Exercise aim
Reproduce the material word for word; the images stay out.

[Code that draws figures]
/---
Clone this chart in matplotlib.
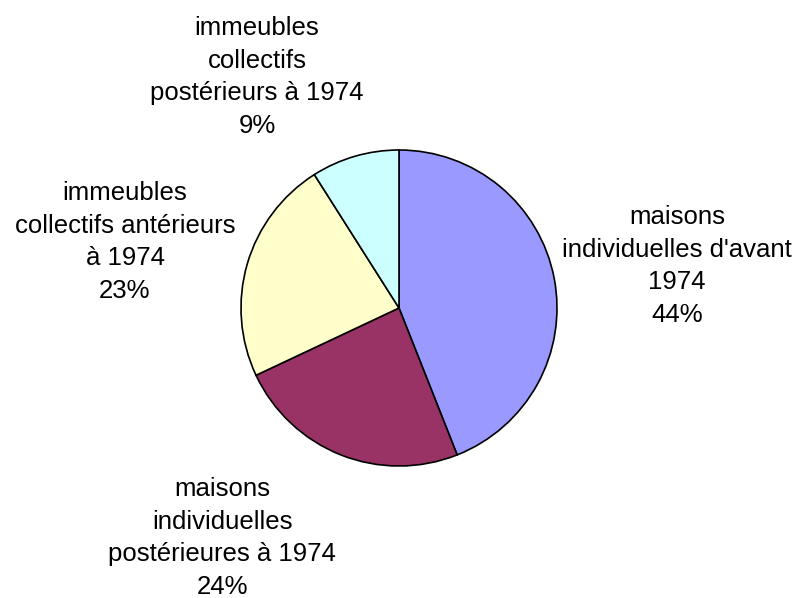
import matplotlib
matplotlib.use("Agg")
import matplotlib.pyplot as plt

# data
categories = ["maisons\nindividuelles d'avant\n1974",
              "maisons\nindividuelles\npostérieures à 1974",
              "immeubles\ncollectifs antérieurs\nà 1974",
              "immeubles\ncollectifs\npostérieurs à 1974"]
shares = [44, 24, 23, 9]
colors = ["#9999FF", "#993366", "#FFFFCC", "#CCFFFF"]

# label anchor points in pixels (x, y from top)
label_pos = [(677, 266), (222, 538), (125, 242), (257, 77)]

W, H = 793, 598
plt.rcParams['font.family'] = ['Liberation Sans', 'DejaVu Sans']

fig = plt.figure(figsize=(W / 100, H / 100), dpi=100)
ax = fig.add_axes([0, 0, 1, 1])
ax.set_xlim(0, W)
ax.set_ylim(0, H)
ax.set_aspect('equal')
ax.axis('off')

ax.pie(shares, colors=colors, startangle=90, counterclock=False,
       center=(399, H - 308), radius=158,
       wedgeprops=dict(edgecolor='black', linewidth=1.2))
ax.set_xlim(0, W)
ax.set_ylim(0, H)

total = sum(shares)
for name, val, (x, y) in zip(categories, shares, label_pos):
    txt = "{}\n{:.0f}%".format(name, 100.0 * val / total)
    ax.text(x, H - y, txt, ha='center', va='center', fontsize=18.5,
            linespacing=1.46, color='black')

fig.savefig("out.png", dpi=100, facecolor='white')
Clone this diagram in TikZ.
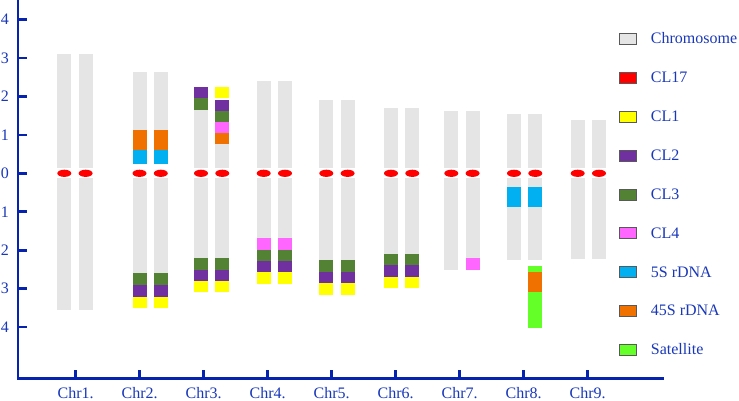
\documentclass[tikz,border=0pt]{standalone}
\usepackage{fontspec}
\setmainfont{Liberation Serif}
\usepackage{tikz}
\usetikzlibrary{positioning}
\usepackage{xcolor}
\definecolor{axisblue}{RGB}{5,35,175}
\definecolor{labelblue}{RGB}{25,55,185}
\definecolor{chromgray}{RGB}{229,229,229}
\definecolor{cenred}{RGB}{255,0,0}
\definecolor{clone}{RGB}{255,255,0}
\definecolor{cltwo}{RGB}{112,48,160}
\definecolor{clthree}{RGB}{84,130,53}
\definecolor{clfour}{RGB}{255,102,255}
\definecolor{rdnafive}{RGB}{0,176,240}
\definecolor{rdnafortyfive}{RGB}{240,112,0}
\definecolor{satgreen}{RGB}{100,255,40}

\begin{document}
\begin{tikzpicture}[x=1pt,y=-1pt,font=\fontsize{16}{18}\selectfont,
    every node/.style={text=labelblue,inner sep=0pt}]
        \useasboundingbox (0,0) rectangle (739,401);
        \def\w{14}
        \def\d{21.3}
        % chromatid arms (both sister chromatids)
        \foreach \l/\t/\m/\b in {57.3/54.3/168/310, 132.5/72.5/164/308.3,
            256.7/81/168/283.7, 319.3/100/168/294.7, 384/108/168/288,
            444.3/110.7/168/269.7, 507/114/168/259.7, 570.7/120/168/259}{
          \fill[chromgray] (\l,\t) rectangle ({\l+\w},\m);
          \fill[chromgray] (\l,178) rectangle ({\l+\w},\b);
          \fill[chromgray] ({\l+\d},\t) rectangle ({\l+\d+\w},\m);
          \fill[chromgray] ({\l+\d},178) rectangle ({\l+\d+\w},\b);
        }
        \foreach \l/\t/\b in {194/86.7/291.7, 215.3/99.7/291.7}{
          \fill[chromgray] (\l,\t) rectangle ({\l+\w},168);
          \fill[chromgray] (\l,178) rectangle ({\l+\w},\b);
        }
        % bands found on both chromatids
        \foreach \l/\t/\b/\c in {132.5/130/150/rdnafortyfive, 132.5/150/164/rdnafive,
            132.5/273/285/clthree, 132.5/285/296.7/cltwo, 132.5/296.7/308.3/clone,
            194/257.7/269.7/clthree, 194/269.7/280.7/cltwo, 194/280.7/291.7/clone,
            256.7/238.3/250/clfour, 256.7/250/261.3/clthree, 256.7/261.3/272.3/cltwo,
            256.7/272.3/283.7/clone,
            319.3/260/272/clthree, 319.3/272/282.7/cltwo, 319.3/282.7/294.7/clone,
            384/253.7/265.3/clthree, 384/265.3/276.7/cltwo, 384/276.7/288/clone,
            507/187.3/207.3/rdnafive}{
          \fill[\c] (\l,\t) rectangle ({\l+\w},\b);
          \fill[\c] ({\l+\d},\t) rectangle ({\l+\d+\w},\b);
        }
        % bands found on one chromatid only
        \foreach \l/\t/\b/\c in {194/86.7/98/cltwo, 194/98/109.7/clthree,
            215.3/86.7/98.3/clone, 215.3/99.7/111.3/cltwo, 215.3/111.3/122.3/clthree,
            215.3/122.3/132.7/clfour, 215.3/132.7/144.3/rdnafortyfive,
            465.7/258.3/269.7/clfour,
            528/266/271.7/satgreen, 528/271.7/292/rdnafortyfive, 528/292/328.3/satgreen}
          \fill[\c] (\l,\t) rectangle ({\l+\w},\b);
        % centromeres (CL17)
        \foreach \l in {57.3,132.5,194,256.7,319.3,384,444.3,507,570.7}{
          \fill[cenred] ({\l+\w/2},173.3) ellipse (7 and 3.6);
          \fill[cenred] ({\l+\d+\w/2},173.3) ellipse (7 and 3.6);
        }
        % axes
        \draw[axisblue,line width=2.8pt] (18,0) -- (18,378.3) -- (664,378.3);
        \foreach \lab [count=\i from 0] in {4,3,2,1,0,1,2,3,4}{
          \draw[axisblue,line width=2.6pt] (18,{19.5+38.45*\i}) -- (26.5,{19.5+38.45*\i});
          \node (ylab\i) at (5,{19.5+38.45*\i}) {\lab};
        }
        \foreach \i in {1,...,9}{
          \draw[axisblue,line width=2.6pt] ({75.7+64*(\i-1)},378.3) -- ({75.7+64*(\i-1)},370.3);
          \node[anchor=base] (chr\i) at ({75.7+64*(\i-1)},398.8) {Chr\i.};
        }
        % legend
        \foreach \c/\txt [count=\i from 0] in {chromgray/Chromosome, cenred/CL17,
            clone/CL1, cltwo/CL2, clthree/CL3, clfour/CL4, rdnafive/5S rDNA,
            rdnafortyfive/45S rDNA, satgreen/Satellite}{
          \filldraw[fill=\c,draw=black!65,line width=0.8pt]
            (619.5,{38.8+38.9*\i-5.5}) rectangle (636,{38.8+38.9*\i+5.5});
          \node[anchor=base west] (leg\i) at (650.7,{38.8+38.9*\i+4.8}) {\txt};
        }
      \end{tikzpicture}
\end{document}
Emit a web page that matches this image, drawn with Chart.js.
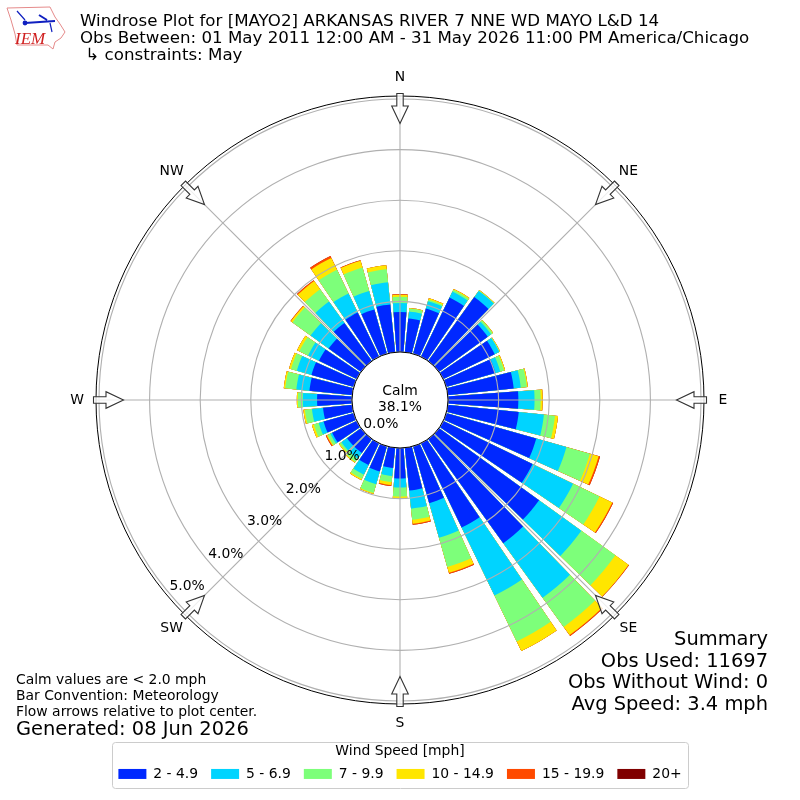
\---
Response
Clone this chart in matplotlib.
import matplotlib
matplotlib.use("Agg")
import matplotlib.pyplot as plt

# data
categories = ["maisons\nindividuelles d'avant\n1974",
              "maisons\nindividuelles\npostérieures à 1974",
              "immeubles\ncollectifs antérieurs\nà 1974",
              "immeubles\ncollectifs\npostérieurs à 1974"]
shares = [44, 24, 23, 9]
colors = ["#9999FF", "#993366", "#FFFFCC", "#CCFFFF"]

# label anchor points in pixels (x, y from top)
label_pos = [(677, 266), (222, 538), (125, 242), (257, 77)]

W, H = 793, 598
plt.rcParams['font.family'] = ['Liberation Sans', 'DejaVu Sans']

fig = plt.figure(figsize=(W / 100, H / 100), dpi=100)
ax = fig.add_axes([0, 0, 1, 1])
ax.set_xlim(0, W)
ax.set_ylim(0, H)
ax.set_aspect('equal')
ax.axis('off')

ax.pie(shares, colors=colors, startangle=90, counterclock=False,
       center=(399, H - 308), radius=158,
       wedgeprops=dict(edgecolor='black', linewidth=1.2))
ax.set_xlim(0, W)
ax.set_ylim(0, H)

total = sum(shares)
for name, val, (x, y) in zip(categories, shares, label_pos):
    txt = "{}\n{:.0f}%".format(name, 100.0 * val / total)
    ax.text(x, H - y, txt, ha='center', va='center', fontsize=18.5,
            linespacing=1.46, color='black')

fig.savefig("out.png", dpi=100, facecolor='white')
Clone this diagram in TikZ.
\documentclass[tikz,border=0pt]{standalone}
\usepackage{fontspec}
\setmainfont{Liberation Serif}
\usepackage{tikz}
\usetikzlibrary{positioning}
\usepackage{xcolor}
\definecolor{axisblue}{RGB}{5,35,175}
\definecolor{labelblue}{RGB}{25,55,185}
\definecolor{chromgray}{RGB}{229,229,229}
\definecolor{cenred}{RGB}{255,0,0}
\definecolor{clone}{RGB}{255,255,0}
\definecolor{cltwo}{RGB}{112,48,160}
\definecolor{clthree}{RGB}{84,130,53}
\definecolor{clfour}{RGB}{255,102,255}
\definecolor{rdnafive}{RGB}{0,176,240}
\definecolor{rdnafortyfive}{RGB}{240,112,0}
\definecolor{satgreen}{RGB}{100,255,40}

\begin{document}
\begin{tikzpicture}[x=1pt,y=-1pt,font=\fontsize{16}{18}\selectfont,
    every node/.style={text=labelblue,inner sep=0pt}]
        \useasboundingbox (0,0) rectangle (739,401);
        \def\w{14}
        \def\d{21.3}
        % chromatid arms (both sister chromatids)
        \foreach \l/\t/\m/\b in {57.3/54.3/168/310, 132.5/72.5/164/308.3,
            256.7/81/168/283.7, 319.3/100/168/294.7, 384/108/168/288,
            444.3/110.7/168/269.7, 507/114/168/259.7, 570.7/120/168/259}{
          \fill[chromgray] (\l,\t) rectangle ({\l+\w},\m);
          \fill[chromgray] (\l,178) rectangle ({\l+\w},\b);
          \fill[chromgray] ({\l+\d},\t) rectangle ({\l+\d+\w},\m);
          \fill[chromgray] ({\l+\d},178) rectangle ({\l+\d+\w},\b);
        }
        \foreach \l/\t/\b in {194/86.7/291.7, 215.3/99.7/291.7}{
          \fill[chromgray] (\l,\t) rectangle ({\l+\w},168);
          \fill[chromgray] (\l,178) rectangle ({\l+\w},\b);
        }
        % bands found on both chromatids
        \foreach \l/\t/\b/\c in {132.5/130/150/rdnafortyfive, 132.5/150/164/rdnafive,
            132.5/273/285/clthree, 132.5/285/296.7/cltwo, 132.5/296.7/308.3/clone,
            194/257.7/269.7/clthree, 194/269.7/280.7/cltwo, 194/280.7/291.7/clone,
            256.7/238.3/250/clfour, 256.7/250/261.3/clthree, 256.7/261.3/272.3/cltwo,
            256.7/272.3/283.7/clone,
            319.3/260/272/clthree, 319.3/272/282.7/cltwo, 319.3/282.7/294.7/clone,
            384/253.7/265.3/clthree, 384/265.3/276.7/cltwo, 384/276.7/288/clone,
            507/187.3/207.3/rdnafive}{
          \fill[\c] (\l,\t) rectangle ({\l+\w},\b);
          \fill[\c] ({\l+\d},\t) rectangle ({\l+\d+\w},\b);
        }
        % bands found on one chromatid only
        \foreach \l/\t/\b/\c in {194/86.7/98/cltwo, 194/98/109.7/clthree,
            215.3/86.7/98.3/clone, 215.3/99.7/111.3/cltwo, 215.3/111.3/122.3/clthree,
            215.3/122.3/132.7/clfour, 215.3/132.7/144.3/rdnafortyfive,
            465.7/258.3/269.7/clfour,
            528/266/271.7/satgreen, 528/271.7/292/rdnafortyfive, 528/292/328.3/satgreen}
          \fill[\c] (\l,\t) rectangle ({\l+\w},\b);
        % centromeres (CL17)
        \foreach \l in {57.3,132.5,194,256.7,319.3,384,444.3,507,570.7}{
          \fill[cenred] ({\l+\w/2},173.3) ellipse (7 and 3.6);
          \fill[cenred] ({\l+\d+\w/2},173.3) ellipse (7 and 3.6);
        }
        % axes
        \draw[axisblue,line width=2.8pt] (18,0) -- (18,378.3) -- (664,378.3);
        \foreach \lab [count=\i from 0] in {4,3,2,1,0,1,2,3,4}{
          \draw[axisblue,line width=2.6pt] (18,{19.5+38.45*\i}) -- (26.5,{19.5+38.45*\i});
          \node (ylab\i) at (5,{19.5+38.45*\i}) {\lab};
        }
        \foreach \i in {1,...,9}{
          \draw[axisblue,line width=2.6pt] ({75.7+64*(\i-1)},378.3) -- ({75.7+64*(\i-1)},370.3);
          \node[anchor=base] (chr\i) at ({75.7+64*(\i-1)},398.8) {Chr\i.};
        }
        % legend
        \foreach \c/\txt [count=\i from 0] in {chromgray/Chromosome, cenred/CL17,
            clone/CL1, cltwo/CL2, clthree/CL3, clfour/CL4, rdnafive/5S rDNA,
            rdnafortyfive/45S rDNA, satgreen/Satellite}{
          \filldraw[fill=\c,draw=black!65,line width=0.8pt]
            (619.5,{38.8+38.9*\i-5.5}) rectangle (636,{38.8+38.9*\i+5.5});
          \node[anchor=base west] (leg\i) at (650.7,{38.8+38.9*\i+4.8}) {\txt};
        }
      \end{tikzpicture}
\end{document}
Emit a web page that matches this image, drawn with Chart.js.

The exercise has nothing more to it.